Yi Luo\sthanksWork done during internship at Microsoft Research., Zhuo Chen, Takuya Yoshioka
\addressDepartment of Electrical Engineering, Columbia University, NY, USA
Microsoft, One Microsoft Way, Redmond, WA, USA \ninept
Speech separation, deep learning, time domain, recurrent neural networks
Recent progress in deep learning-based speech separation has ignited the interest of the research community in time-domain approaches [24, 29, 30, 25, 28, 3]. Compared with standard time-frequency domain methods, time-domain methods are designed to jointly model the magnitude and phase information and allow direct optimization with respect to both time- and frequency-domain differentiable criteria [7, 16, 21].
Current time-domain separation systems can be mainly categorized into adaptive front-end and direct regression approaches. The adaptive front-end approaches aim at replacing the short-time Fourier transform (STFT) with a differentiable transform to build a front-end that can be learned jointly with the separation network. Separation is applied to the front-end output as with the conventional time-frequency domain methods applying the separation processes to spectrogram inputs [30, 25, 28]. Being independent of the traditional time-frequency analysis paradigm, these systems are able to have a much more flexible choice on the window size and the number of basis functions for the front-end. On the other hand, the direct regression approaches learn a regression function from an input mixture to the underlying clean signals without an explicit front-end, typically by using some form of one-dimensional convolutional neural networks (1-D CNNs) [29, 20, 7].
A commonality between the two categories is that they both rely on effective modeling of extremely long input sequences.

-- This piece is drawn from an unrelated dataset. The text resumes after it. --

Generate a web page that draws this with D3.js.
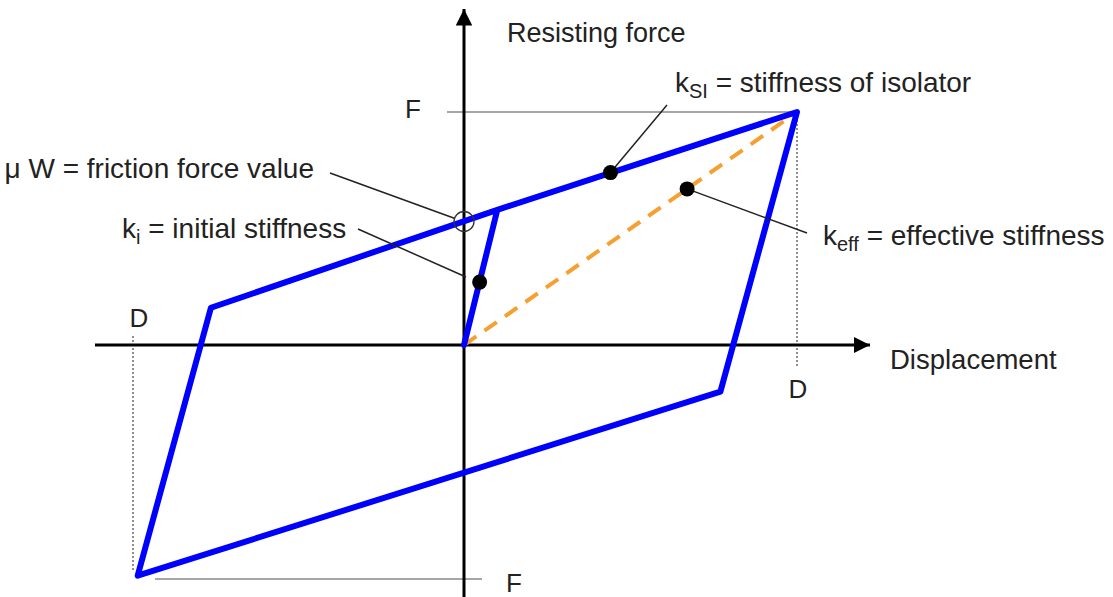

The direct regression methods perform separation at the waveform sample level, while the number of the samples can usually be tens of thousands, or sometimes even more. The performance of the adaptive front-end methods also depend on selection of the window size, where a smaller window improves the separation performance at the cost of a significantly longer front-end representation [25, 13]. This poses an additional challenge as conventional sequential modeling networks, including RNNs and 1-D CNNs, have difficulty on learning such long-term temporal dependency . Moreover, unlike RNNs that have dynamic receptive fields, 1-D CNNs with fixed receptive fields that are smaller than the sequence length are not able to fully utilize the sequence-level dependency .

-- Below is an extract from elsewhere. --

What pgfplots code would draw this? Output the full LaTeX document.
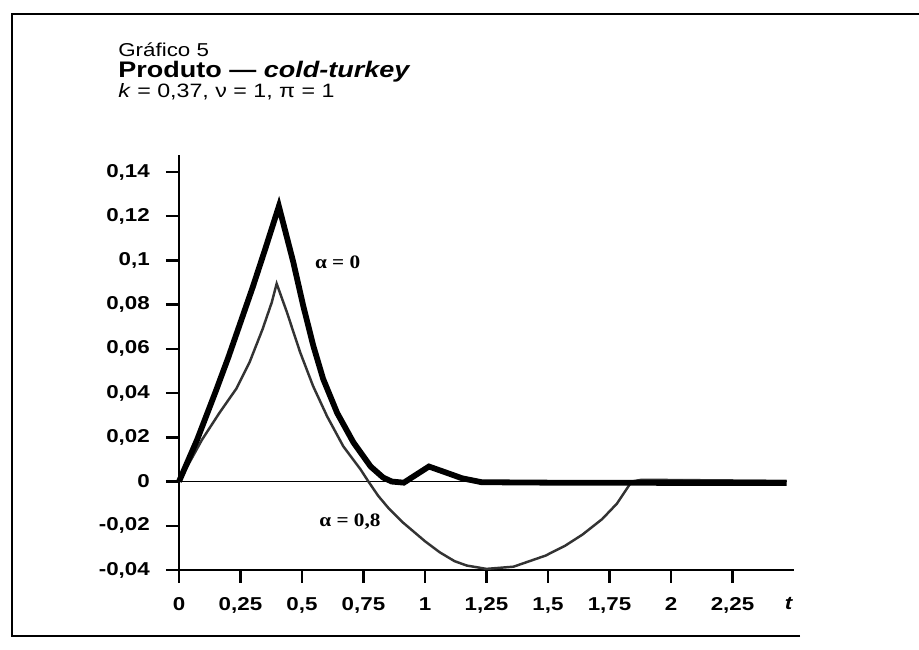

In this paper, we propose a simple network architecture, which we refer to as dual-path RNN (DPRNN), that organizes any kinds of RNN layers to model long sequential inputs in a very simple way. The intuition is to split the input sequence into shorter chunks and interleave two RNNs, an intra-chunk RNN and an inter-chunk RNN, for local and global modeling, respectively. In a DPRNN block, the intra-chunk RNN first processes the local chunks independently, and then the inter-chunk RNN aggregates the information from all the chunks to perform utterance-level processing. For a sequential input of length , DPRNN with chunk size and chunk hop size contains chunks, where and corresponds to the input lengths for the inter- and intra-chunk RNNs, respectively. When , the two RNNs have a sublinear input length () as opposed to the original input length (), which greatly decreases the optimization difficulty that arises when is extremely large.
Compared with other approaches for arranging local and global RNN layers, or more general the hierarchical RNNs that perform sequence modeling in multiple time scales [17, 6, 26, 11, 35, 5], the stacked DPRNN blocks iteratively and alternately perform the intra- and inter-chunk operations, which can be treated as an interleaved processing between local and global inputs. Moreover, the first RNN layer in most hierarchical RNNs still receives the entire input sequence, while in stacked DPRNN each intra- or inter-chunk RNN receives the same sublinear input size across all blocks. Compared with CNN-based architectures such as temporal convolutional networks (TCNs) that only perform local modeling due to the fixed receptive fields [25, 28, 19], DPRNN is able to fully utilize global information via the inter-chunk RNNs and achieve superior performance with an even smaller model size. In Section 4 we will show that by simply replacing TCN by DPRNN in a previously proposed time-domain separation system , the model is able to achieve a 0.7 dB (4.6%) relative improvement with respect to scale-invariant signal-to-noise ratio (SI-SNR)  on WSJ0-2mix with a 49% smaller model size. By performing the separation at the waveform sample level, i.e. with window size of 2 samples and hop size of 1 sample, a new state-of-the-art performance is achieved with a 20 times smaller model than the previous best system.
2 Dual-path Recurrent Neural Network
2.1 Model design
A dual-path RNN (DPRNN) consists of three stages: segmentation, block processing, and overlap-add. The segmentation stage splits a sequential input into overlapped chunks and concatenates all the chunks into a 3-D tensor. The tensor is then passed to stacked DPRNN blocks to iteratively apply local (intra-chunk) and global (inter-chunk) modeling in an alternate fashion. The output from the last layer is transformed back to a sequential output with overlap-add method. Figure 1 shows the flowchart of the model.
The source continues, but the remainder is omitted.